Troy Patterson’s thematic list of the best in television nominated John Mulaney as class clown. Check out his recent spin on “Saturday Night Live.” And, according to Troy, there are really no further excuses not to watch “Succession” (HBO). Doreen St. Félix doesn’t think “The Goop Lab” (Netflix) is a great show, but it’s worth streaming to further savor her surgical takedown of the “magical thinking” that powers the Goop brand.

Richard Brody is also a prodigious listmaker. His “Twenty-Seven Best Movies of the Decade” reaches to all corners of the cinema. Here are five films from American directors (that should be easy to find on streaming services) to get started:

“Somewhere,” 2010, Sofia Coppola

“Margaret,” 2011, Kenneth Lonergan

“An Oversimplification of Her Beauty,” 2013, Terence Nance

“The Wolf of Wall Street,” 2013, Martin Scorsese

“Red Hook Summer,” 2012, Spike Lee

Brody also has a Facebook movie group where he is recommending new films to watch.

“He dreamed, drew, pondered, probed, and agonized on film, and what resulted, more often than not, bore the grip of a thriller and the elegance of a waltz,” Anthony Lane wrote about the “immortal world” of Ingmar Bergman for the Swedish filmmaker’s centennial, in 2018. There is really no wrong place to start watching—perhaps “Cries and Whispers”—since, as Lane points out, “all these movies pass each other in orbit, sometimes decades apart. The more of them you observe, in wonder, the greater their gravitational pull.”

Sarah Larson’s best podcast list from 2019 contains many gems. (Please, please listen to Season 2 of “In the Dark” if you have not already.) One of her less well-known picks is this series from the BBC:

Tunnel 29” tells the story of Joachim Rudolph, who, in 1961 and 1962, as a young engineering student, dug a tunnel between West and East Berlin and helped twenty-nine people escape Communist East Germany. The smartly structured, elegantly written series, narrated and produced by Helena Merriman, makes use of several strengths, among them evocative sound design, uncommonly naturalistic audio acting, and extraordinary footage from the tunnel escape itself. Merriman’s evocation of the night the Berlin Wall went up is particularly stunning—houses divided in half, families on opposite sides.

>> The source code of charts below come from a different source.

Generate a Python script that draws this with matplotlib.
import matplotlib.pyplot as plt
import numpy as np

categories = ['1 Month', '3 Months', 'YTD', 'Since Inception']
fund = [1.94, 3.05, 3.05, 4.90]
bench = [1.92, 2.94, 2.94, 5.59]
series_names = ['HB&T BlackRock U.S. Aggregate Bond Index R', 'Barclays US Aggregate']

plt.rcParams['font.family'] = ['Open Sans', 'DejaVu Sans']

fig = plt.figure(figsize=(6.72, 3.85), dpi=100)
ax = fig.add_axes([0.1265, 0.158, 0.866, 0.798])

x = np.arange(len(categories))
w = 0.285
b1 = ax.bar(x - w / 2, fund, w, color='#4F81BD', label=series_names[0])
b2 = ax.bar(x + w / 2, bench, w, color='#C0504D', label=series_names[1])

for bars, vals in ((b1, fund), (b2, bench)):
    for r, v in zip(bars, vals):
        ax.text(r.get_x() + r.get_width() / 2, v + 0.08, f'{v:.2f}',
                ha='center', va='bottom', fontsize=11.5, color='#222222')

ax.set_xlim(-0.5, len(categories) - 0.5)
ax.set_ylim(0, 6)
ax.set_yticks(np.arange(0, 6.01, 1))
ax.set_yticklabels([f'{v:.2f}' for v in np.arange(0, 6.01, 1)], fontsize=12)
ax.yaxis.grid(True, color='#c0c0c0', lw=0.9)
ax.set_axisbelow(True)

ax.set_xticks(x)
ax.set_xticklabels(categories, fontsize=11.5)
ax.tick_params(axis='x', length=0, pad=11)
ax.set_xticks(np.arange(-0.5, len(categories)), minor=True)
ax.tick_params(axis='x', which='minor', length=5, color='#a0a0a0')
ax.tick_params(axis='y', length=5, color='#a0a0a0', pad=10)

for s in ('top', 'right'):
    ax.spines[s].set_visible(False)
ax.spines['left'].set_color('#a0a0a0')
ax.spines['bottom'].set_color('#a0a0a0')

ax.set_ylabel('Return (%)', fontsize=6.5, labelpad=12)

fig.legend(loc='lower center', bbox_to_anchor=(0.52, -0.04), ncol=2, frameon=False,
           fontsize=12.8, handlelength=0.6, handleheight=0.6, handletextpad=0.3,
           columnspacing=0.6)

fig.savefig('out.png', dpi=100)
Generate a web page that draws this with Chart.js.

Katy Waldman’s best book list of 2019 had ten selections, including “Trust Exercise,” by Susan Choi, who was once a fact checker at The New Yorker. Here is Waldman’s recommendation of the novel:

Sarah and David, teen-agers at a prestigious performing-arts high school, conduct their love affair under the watch of a manipulative and charismatic drama teacher. The students are all sweat, hormones, and painful self-consciousness. The novel, tense and lovely as a dancer’s clenched muscle, explodes into a mid-act twist, which brilliantly foregrounds questions of authorship and appropriation.

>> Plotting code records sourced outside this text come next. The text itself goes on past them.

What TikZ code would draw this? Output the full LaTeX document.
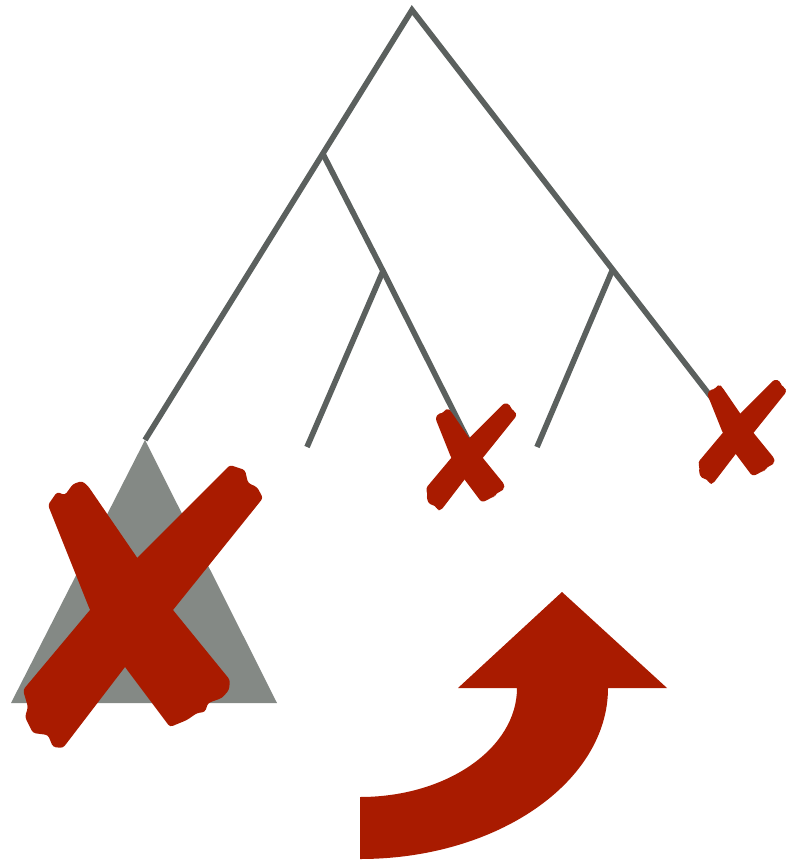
\documentclass[tikz,border=0pt]{standalone}
\usepackage{tikz}
\definecolor{treegray}{HTML}{5B605E}
\definecolor{cladegray}{HTML}{848985}
\definecolor{cutred}{HTML}{A91B00}

\begin{document}
\begin{tikzpicture}[
    x=0.01cm, y=-0.01cm,
    branch/.style={draw=treegray, line width=1.6pt},
    cut/.style={fill=cutred, rounded corners=0.8pt},
    crossout/.pic={
        \fill[cut] (-94,-100) -- (-85,-113) -- (-77,-110) -- (-69,-121) -- (-60,-124) -- (-54,-119)
            -- (31,5) -- (88,75) -- (87,85) -- (80,93) -- (66,98) -- (63,107) -- (55,108)
            -- (45,115) -- (28,122) -- (-17,62) -- (-52,5) -- cycle;
        \fill[cut] (88,-140) -- (103,-135) -- (106,-122) -- (115,-118) -- (121,-107)
            -- (31,5) -- (-17,62) -- (-79,143) -- (-89,142) -- (-94,130) -- (-109,128)
            -- (-117,112) -- (-114,102) -- (-119,85) -- (-52,5) -- (-4,-48) -- cycle;
    },
]
\useasboundingbox (0,0) rectangle (788,861);
% clade
\fill[cladegray] (145,440) -- (277,703) -- (11,703) -- cycle;
% tree
\coordinate (root) at (412,10);
\coordinate (na) at (323,154);
\coordinate (nb) at (383,271);
\coordinate (nc) at (612,271);
\coordinate (apex) at (145,440);
\coordinate (b1) at (307,447);
\coordinate (b2) at (468,440);
\coordinate (c1) at (537,447);
\coordinate (c2) at (715,402);
\draw[branch] (apex) -- (root) -- (c2);
\draw[branch] (na) -- (nb) -- (b2);
\draw[branch] (nb) -- (b1);
\draw[branch] (nc) -- (c1);
% crosses
\pic at (142,605) {crossout};
\pic[scale=0.38] at (471,456) {crossout};
\pic[scale=0.37] at (742,431) {crossout};
% arrow
\fill[cutred] (360,797) .. controls (447,797) and (517,748) .. (517,688) -- (458,688)
    -- (562,592) -- (667,688) -- (608,688) .. controls (608,782) and (497,859) .. (360,859) -- cycle;
\end{tikzpicture}
\end{document}
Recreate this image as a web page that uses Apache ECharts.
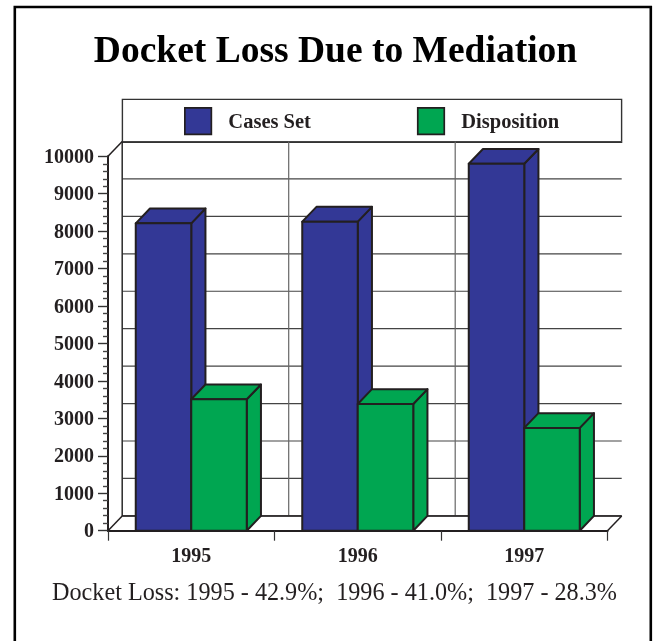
<!DOCTYPE html>
<html><head><meta charset="utf-8">
<style>html,body{margin:0;padding:0;background:#fff}#c{width:654px;height:641px}</style>
<script src="https://cdn.jsdelivr.net/npm/echarts@6/dist/echarts.min.js"></script>
</head><body><div id="c"></div>
<script>
const categories = ['1995','1996','1997'];
const casesSet = [8210,8255,9800];
const disposition = [3510,3385,2745];
const yTicks = [0,1000,2000,3000,4000,5000,6000,7000,8000,9000,10000];
const titleText = 'Docket Loss Due to Mediation';
const noteText = 'Docket Loss: 1995 - 42.9%;  1996 - 41.0%;  1997 - 28.3%';

const INK = '#231f20', DX = 14.2, DY = 14.8, FONT = '"Liberation Serif","Times New Roman",serif';
const chart = echarts.init(document.getElementById('c'), null, {renderer:'canvas'});

function barItem(side){
  return function(params, api){
    const i = api.value(0), v = api.value(1);
    const top = api.coord([i, v]), bot = api.coord([i, 0]);
    const w = api.size([1,0])[0] / 3;
    const x0 = side < 0 ? top[0]-w : top[0], x1 = x0 + w, y0 = top[1], y1 = bot[1];
    const style = {fill: api.visual('color'), stroke: INK, lineWidth: 2, lineJoin:'round'};
    return {type:'group', children:[
      {type:'polygon', shape:{points:[[x1,y0],[x1+DX,y0-DY],[x1+DX,y1-DY],[x1,y1]]}, style},
      {type:'polygon', shape:{points:[[x0,y0],[x0+DX,y0-DY],[x1+DX,y0-DY],[x1,y0]]}, style},
      {type:'rect', shape:{x:x0,y:y0,width:w,height:y1-y0}, style}
    ]};
  };
}
function wallItem(params, api){
  const v = api.value(0);
  const p = api.coord([0, v]);
  const yy = p[1] - DY;
  const sys = params.coordSys;
  const right = sys.x + sys.width;
  return {type:'line', shape:{x1:sys.x+DX,y1:yy,x2:right+DX,y2:yy},
    style:{stroke:'#444',lineWidth:1.2}};
}
function frameItem(params, api){
  const i = api.value(0);
  const sys = params.coordSys;
  const bw = sys.width / categories.length;
  const x = sys.x + bw*i + DX;
  return {type:'line', shape:{x1:x,y1:sys.y-DY,x2:x,y2:sys.y+sys.height-DY},
    style:{stroke:i===0?'#2a2a2a':'#666',lineWidth:i===0?1.5:1.2}};
}
function floorItem(params, api){
  const sys = params.coordSys, b = sys.y+sys.height, r = sys.x+sys.width, s={stroke:INK,lineWidth:1.5};
  return {type:'group', children:[
    {type:'line', shape:{x1:sys.x,y1:b,x2:sys.x+DX,y2:b-DY}, style:s},
    {type:'line', shape:{x1:r,y1:b,x2:r+DX,y2:b-DY}, style:s},
    {type:'line', shape:{x1:sys.x,y1:sys.y,x2:sys.x+DX,y2:sys.y-DY}, style:s},
    {type:'line', shape:{x1:sys.x+DX,y1:b-DY,x2:r+DX,y2:b-DY}, style:s}
  ]};
}

chart.setOption({
  animation:false,
  backgroundColor:'#fff',
  title:{text:titleText,left:330.5,textAlign:'center',top:28,
    textStyle:{fontFamily:FONT,fontWeight:'bold',fontSize:37.5,color:'#000'}},
  grid:{left:108,top:156.3,width:499.5,height:374.4,containLabel:false},
  legend:{left:179,top:102,itemWidth:26.5,itemHeight:26.5,itemGap:106,icon:'rect',
    data:['Cases Set','Disposition'],selectedMode:false,
    formatter:n=>'{t|'+n+'}',
    textStyle:{fontFamily:FONT,fontWeight:'bold',fontSize:20.5,color:INK,padding:[0,0,0,12],
      rich:{t:{fontFamily:FONT,fontWeight:'bold',fontSize:20.5,color:INK,padding:[3,0,0,0]}}},
    itemStyle:{borderColor:INK,borderWidth:1.7}},
  xAxis:{type:'category',data:categories,boundaryGap:true,
    axisLine:{lineStyle:{color:INK,width:2.2}},
    axisTick:{show:true,length:10,alignWithLabel:false,lineStyle:{color:'#333',width:1.2}},
    axisLabel:{fontFamily:FONT,fontWeight:'bold',fontSize:20,color:INK,margin:16},
    splitLine:{show:false}},
  yAxis:{type:'value',min:0,max:10000,interval:1000,
    axisLine:{show:true,lineStyle:{color:INK,width:2}},
    axisTick:{show:true,length:10,lineStyle:{color:'#333',width:1.4}},
    minorTick:{show:true,splitNumber:5,length:5,lineStyle:{color:'#444',width:1.4}},
    axisLabel:{fontFamily:FONT,fontWeight:'bold',fontSize:20,color:INK,margin:14,
      formatter:v=>'{n|'+v+'}',
      rich:{n:{fontFamily:FONT,fontWeight:'bold',fontSize:20,color:INK,padding:[3,0,0,0]}}},
    splitLine:{show:false}},
  graphic:[
    {type:'rect',z:0,silent:true,shape:{x:14.8,y:7,width:636,height:640},
      style:{fill:'none',stroke:'#000',lineWidth:2.6}},
    {type:'rect',z:1,silent:true,shape:{x:122.4,y:99.4,width:499.2,height:42.8},
      style:{fill:'#fff',stroke:'#333',lineWidth:1.4}},
    {type:'text',z:5,silent:true,left:52,top:581.5,
      style:{text:noteText,font:'24.2px '+FONT,fill:INK}}
  ],
  series:[
    {type:'custom',silent:true,z:1,renderItem:wallItem,data:yTicks.map(v=>[v]),encode:{y:0},clip:false},
    {type:'custom',silent:true,z:1,renderItem:frameItem,data:categories.map((c,i)=>[i]),encode:{x:0},clip:false},
    {type:'custom',silent:true,z:1,renderItem:floorItem,data:[[0]],clip:false},
    {type:'custom',name:'Cases Set',z:3,renderItem:barItem(-1),clip:false,
      itemStyle:{color:'#333896'},color:'#333896',
      data:casesSet.map((v,i)=>[i,v]),encode:{x:0,y:1}},
    {type:'custom',name:'Disposition',z:4,renderItem:barItem(1),clip:false,
      itemStyle:{color:'#00a651'},color:'#00a651',
      data:disposition.map((v,i)=>[i,v]),encode:{x:0,y:1}}
  ]
});
</script></body></html>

Back in 2016, Vinson Cunningham took a long train ride with Maggie Nelson’s “Bluets”:

Sometime in June I took an Amtrak from Penn Station to Rochester, New York. The ride takes seven river-guided hours: north along the Hudson, then west on the Mohawk, and between naps and tepid attempts to write, I read Maggie Nelson’s slight, beautiful “Bluets.” I think of summer reading, I guess, as slow and playful, and the form of “Bluets”—a series of numbered paragraphs, some connected explicitly to the book’s several narrative strands, some almost totally epigrammatic—fits these criteria perfectly. My eye flitted between the numbers on each page, dragging me happily ahead and behind of what was, for me, the “present” of the text. (At one point, sort of restless, I started reading backward from the end. It was fun.) “Bluets” is one of those books that I’d been meaning to get to for a while, but when I finished it I didn’t regret having come to it late. What Nelson describes so excruciatingly well in its pages—love, helplessness, horniness, loss, obsession, fear; the act of writing, and of arranging, as a salve for these conditions, and more—is stuff that only experience can bring, and which only distance can help make coherent. The book offers and asks for something like wisdom. I almost wished I’d waited another decade to pick it up, but I guess I can read it again.
On the Internet

The archive of the Berlin Philharmonic is free right now. (Alex Ross wrote about classical concerts without audiences.)

The author and illustrator Mo Willems has been doodling at lunch for kids.

If you need some innocuous and pleasant headphone music for working and relaxing, try the wildly popular YouTube channel run by Chillhop Music.